> AIM OF THE EXERCISE:
Below is a listing; write it out exactly and drop any images from it.

> SUPPLIED MATERIAL:
/---
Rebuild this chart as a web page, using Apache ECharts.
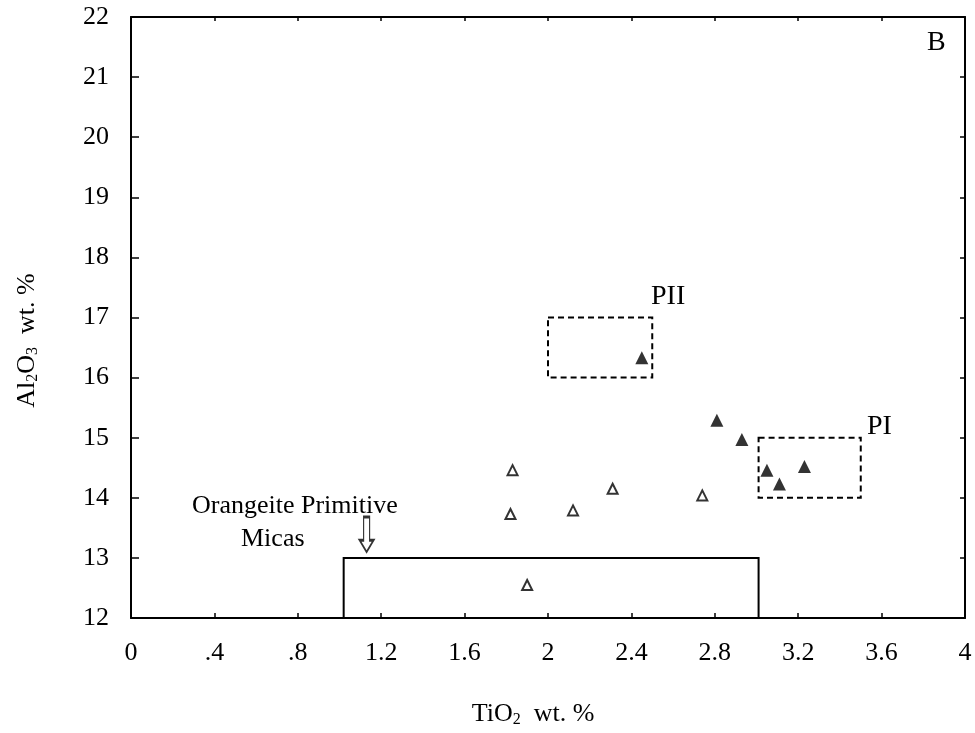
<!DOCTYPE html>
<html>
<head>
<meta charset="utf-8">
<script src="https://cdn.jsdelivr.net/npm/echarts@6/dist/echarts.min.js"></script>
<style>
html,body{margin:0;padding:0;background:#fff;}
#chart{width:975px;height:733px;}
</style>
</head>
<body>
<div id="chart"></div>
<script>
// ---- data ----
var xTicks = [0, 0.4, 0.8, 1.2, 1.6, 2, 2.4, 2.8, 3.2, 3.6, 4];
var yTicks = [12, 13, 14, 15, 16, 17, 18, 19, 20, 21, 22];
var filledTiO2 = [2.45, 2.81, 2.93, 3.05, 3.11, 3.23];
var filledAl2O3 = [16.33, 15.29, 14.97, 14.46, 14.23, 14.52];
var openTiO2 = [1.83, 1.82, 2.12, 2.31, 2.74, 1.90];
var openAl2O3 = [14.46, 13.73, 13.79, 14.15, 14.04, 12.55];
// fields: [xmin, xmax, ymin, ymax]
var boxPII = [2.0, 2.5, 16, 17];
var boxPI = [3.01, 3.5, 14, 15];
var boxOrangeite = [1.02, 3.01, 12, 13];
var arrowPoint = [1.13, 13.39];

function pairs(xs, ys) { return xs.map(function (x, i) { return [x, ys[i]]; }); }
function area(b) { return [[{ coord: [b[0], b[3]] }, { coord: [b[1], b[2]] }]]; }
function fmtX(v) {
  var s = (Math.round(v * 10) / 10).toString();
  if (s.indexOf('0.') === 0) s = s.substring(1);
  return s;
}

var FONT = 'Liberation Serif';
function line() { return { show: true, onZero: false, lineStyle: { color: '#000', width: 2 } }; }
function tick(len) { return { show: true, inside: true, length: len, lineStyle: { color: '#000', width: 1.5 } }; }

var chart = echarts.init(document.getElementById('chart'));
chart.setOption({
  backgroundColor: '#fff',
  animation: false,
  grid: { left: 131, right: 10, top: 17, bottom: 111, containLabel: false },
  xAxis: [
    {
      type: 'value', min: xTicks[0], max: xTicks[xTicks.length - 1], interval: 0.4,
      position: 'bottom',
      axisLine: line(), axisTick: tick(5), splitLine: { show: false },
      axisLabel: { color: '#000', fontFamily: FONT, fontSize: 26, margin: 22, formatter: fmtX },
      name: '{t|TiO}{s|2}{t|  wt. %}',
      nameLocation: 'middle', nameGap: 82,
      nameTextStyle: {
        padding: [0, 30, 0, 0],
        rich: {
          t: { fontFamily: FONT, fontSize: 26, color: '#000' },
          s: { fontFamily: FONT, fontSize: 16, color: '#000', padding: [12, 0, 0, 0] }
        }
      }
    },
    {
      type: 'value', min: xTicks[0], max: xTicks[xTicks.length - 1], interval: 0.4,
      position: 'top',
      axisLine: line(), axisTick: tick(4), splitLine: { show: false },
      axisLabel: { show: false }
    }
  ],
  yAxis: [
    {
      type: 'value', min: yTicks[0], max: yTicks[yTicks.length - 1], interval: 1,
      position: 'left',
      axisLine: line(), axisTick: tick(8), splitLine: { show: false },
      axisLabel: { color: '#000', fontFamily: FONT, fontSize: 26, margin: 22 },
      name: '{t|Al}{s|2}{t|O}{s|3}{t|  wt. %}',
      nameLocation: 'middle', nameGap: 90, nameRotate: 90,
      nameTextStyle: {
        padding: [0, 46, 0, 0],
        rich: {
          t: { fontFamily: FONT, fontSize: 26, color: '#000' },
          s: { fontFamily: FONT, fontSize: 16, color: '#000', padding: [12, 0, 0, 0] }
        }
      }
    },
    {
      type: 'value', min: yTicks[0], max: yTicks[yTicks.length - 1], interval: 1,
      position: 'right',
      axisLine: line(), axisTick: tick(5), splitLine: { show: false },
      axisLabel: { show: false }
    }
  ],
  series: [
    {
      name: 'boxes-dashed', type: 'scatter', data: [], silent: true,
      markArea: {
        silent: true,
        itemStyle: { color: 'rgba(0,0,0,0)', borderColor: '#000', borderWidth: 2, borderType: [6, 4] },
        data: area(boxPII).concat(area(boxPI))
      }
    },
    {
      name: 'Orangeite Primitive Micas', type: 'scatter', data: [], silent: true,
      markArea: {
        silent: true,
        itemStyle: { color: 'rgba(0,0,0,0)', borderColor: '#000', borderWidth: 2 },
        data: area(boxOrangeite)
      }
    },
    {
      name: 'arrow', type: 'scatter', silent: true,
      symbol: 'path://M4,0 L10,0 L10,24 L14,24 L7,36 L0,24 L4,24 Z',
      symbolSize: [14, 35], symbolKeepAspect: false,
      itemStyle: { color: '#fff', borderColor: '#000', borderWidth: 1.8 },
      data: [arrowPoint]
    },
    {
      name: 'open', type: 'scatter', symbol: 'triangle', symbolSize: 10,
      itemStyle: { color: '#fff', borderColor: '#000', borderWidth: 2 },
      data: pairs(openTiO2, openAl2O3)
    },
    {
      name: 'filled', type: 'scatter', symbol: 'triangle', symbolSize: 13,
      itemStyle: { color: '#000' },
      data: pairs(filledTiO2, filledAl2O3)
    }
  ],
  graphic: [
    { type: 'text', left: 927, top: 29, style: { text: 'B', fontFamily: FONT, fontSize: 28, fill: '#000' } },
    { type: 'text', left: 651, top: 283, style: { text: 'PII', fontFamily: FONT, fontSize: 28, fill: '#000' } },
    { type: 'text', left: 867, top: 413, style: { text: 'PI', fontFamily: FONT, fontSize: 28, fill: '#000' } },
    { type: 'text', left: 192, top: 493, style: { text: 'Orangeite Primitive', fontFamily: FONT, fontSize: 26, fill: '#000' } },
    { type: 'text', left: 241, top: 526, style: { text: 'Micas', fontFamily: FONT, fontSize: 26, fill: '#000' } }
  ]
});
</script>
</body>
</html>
\---
> RESPONSE FOR THIS EXERCISE:
Rebuild this chart as a web page, using Apache ECharts.
<!DOCTYPE html>
<html>
<head>
<meta charset="utf-8">
<script src="https://cdn.jsdelivr.net/npm/echarts@6/dist/echarts.min.js"></script>
<style>
html,body{margin:0;padding:0;background:#fff;}
#chart{width:975px;height:733px;}
</style>
</head>
<body>
<div id="chart"></div>
<script>
// ---- data ----
var xTicks = [0, 0.4, 0.8, 1.2, 1.6, 2, 2.4, 2.8, 3.2, 3.6, 4];
var yTicks = [12, 13, 14, 15, 16, 17, 18, 19, 20, 21, 22];
var filledTiO2 = [2.45, 2.81, 2.93, 3.05, 3.11, 3.23];
var filledAl2O3 = [16.33, 15.29, 14.97, 14.46, 14.23, 14.52];
var openTiO2 = [1.83, 1.82, 2.12, 2.31, 2.74, 1.90];
var openAl2O3 = [14.46, 13.73, 13.79, 14.15, 14.04, 12.55];
// fields: [xmin, xmax, ymin, ymax]
var boxPII = [2.0, 2.5, 16, 17];
var boxPI = [3.01, 3.5, 14, 15];
var boxOrangeite = [1.02, 3.01, 12, 13];
var arrowPoint = [1.13, 13.39];

function pairs(xs, ys) { return xs.map(function (x, i) { return [x, ys[i]]; }); }
function area(b) { return [[{ coord: [b[0], b[3]] }, { coord: [b[1], b[2]] }]]; }
function fmtX(v) {
  var s = (Math.round(v * 10) / 10).toString();
  if (s.indexOf('0.') === 0) s = s.substring(1);
  return s;
}

var FONT = 'Liberation Serif';
function line() { return { show: true, onZero: false, lineStyle: { color: '#000', width: 2 } }; }
function tick(len) { return { show: true, inside: true, length: len, lineStyle: { color: '#000', width: 1.5 } }; }

var chart = echarts.init(document.getElementById('chart'));
chart.setOption({
  backgroundColor: '#fff',
  animation: false,
  grid: { left: 131, right: 10, top: 17, bottom: 111, containLabel: false },
  xAxis: [
    {
      type: 'value', min: xTicks[0], max: xTicks[xTicks.length - 1], interval: 0.4,
      position: 'bottom',
      axisLine: line(), axisTick: tick(5), splitLine: { show: false },
      axisLabel: { color: '#000', fontFamily: FONT, fontSize: 26, margin: 22, formatter: fmtX },
      name: '{t|TiO}{s|2}{t|  wt. %}',
      nameLocation: 'middle', nameGap: 82,
      nameTextStyle: {
        padding: [0, 30, 0, 0],
        rich: {
          t: { fontFamily: FONT, fontSize: 26, color: '#000' },
          s: { fontFamily: FONT, fontSize: 16, color: '#000', padding: [12, 0, 0, 0] }
        }
      }
    },
    {
      type: 'value', min: xTicks[0], max: xTicks[xTicks.length - 1], interval: 0.4,
      position: 'top',
      axisLine: line(), axisTick: tick(4), splitLine: { show: false },
      axisLabel: { show: false }
    }
  ],
  yAxis: [
    {
      type: 'value', min: yTicks[0], max: yTicks[yTicks.length - 1], interval: 1,
      position: 'left',
      axisLine: line(), axisTick: tick(8), splitLine: { show: false },
      axisLabel: { color: '#000', fontFamily: FONT, fontSize: 26, margin: 22 },
      name: '{t|Al}{s|2}{t|O}{s|3}{t|  wt. %}',
      nameLocation: 'middle', nameGap: 90, nameRotate: 90,
      nameTextStyle: {
        padding: [0, 46, 0, 0],
        rich: {
          t: { fontFamily: FONT, fontSize: 26, color: '#000' },
          s: { fontFamily: FONT, fontSize: 16, color: '#000', padding: [12, 0, 0, 0] }
        }
      }
    },
    {
      type: 'value', min: yTicks[0], max: yTicks[yTicks.length - 1], interval: 1,
      position: 'right',
      axisLine: line(), axisTick: tick(5), splitLine: { show: false },
      axisLabel: { show: false }
    }
  ],
  series: [
    {
      name: 'boxes-dashed', type: 'scatter', data: [], silent: true,
      markArea: {
        silent: true,
        itemStyle: { color: 'rgba(0,0,0,0)', borderColor: '#000', borderWidth: 2, borderType: [6, 4] },
        data: area(boxPII).concat(area(boxPI))
      }
    },
    {
      name: 'Orangeite Primitive Micas', type: 'scatter', data: [], silent: true,
      markArea: {
        silent: true,
        itemStyle: { color: 'rgba(0,0,0,0)', borderColor: '#000', borderWidth: 2 },
        data: area(boxOrangeite)
      }
    },
    {
      name: 'arrow', type: 'scatter', silent: true,
      symbol: 'path://M4,0 L10,0 L10,24 L14,24 L7,36 L0,24 L4,24 Z',
      symbolSize: [14, 35], symbolKeepAspect: false,
      itemStyle: { color: '#fff', borderColor: '#000', borderWidth: 1.8 },
      data: [arrowPoint]
    },
    {
      name: 'open', type: 'scatter', symbol: 'triangle', symbolSize: 10,
      itemStyle: { color: '#fff', borderColor: '#000', borderWidth: 2 },
      data: pairs(openTiO2, openAl2O3)
    },
    {
      name: 'filled', type: 'scatter', symbol: 'triangle', symbolSize: 13,
      itemStyle: { color: '#000' },
      data: pairs(filledTiO2, filledAl2O3)
    }
  ],
  graphic: [
    { type: 'text', left: 927, top: 29, style: { text: 'B', fontFamily: FONT, fontSize: 28, fill: '#000' } },
    { type: 'text', left: 651, top: 283, style: { text: 'PII', fontFamily: FONT, fontSize: 28, fill: '#000' } },
    { type: 'text', left: 867, top: 413, style: { text: 'PI', fontFamily: FONT, fontSize: 28, fill: '#000' } },
    { type: 'text', left: 192, top: 493, style: { text: 'Orangeite Primitive', fontFamily: FONT, fontSize: 26, fill: '#000' } },
    { type: 'text', left: 241, top: 526, style: { text: 'Micas', fontFamily: FONT, fontSize: 26, fill: '#000' } }
  ]
});
</script>
</body>
</html>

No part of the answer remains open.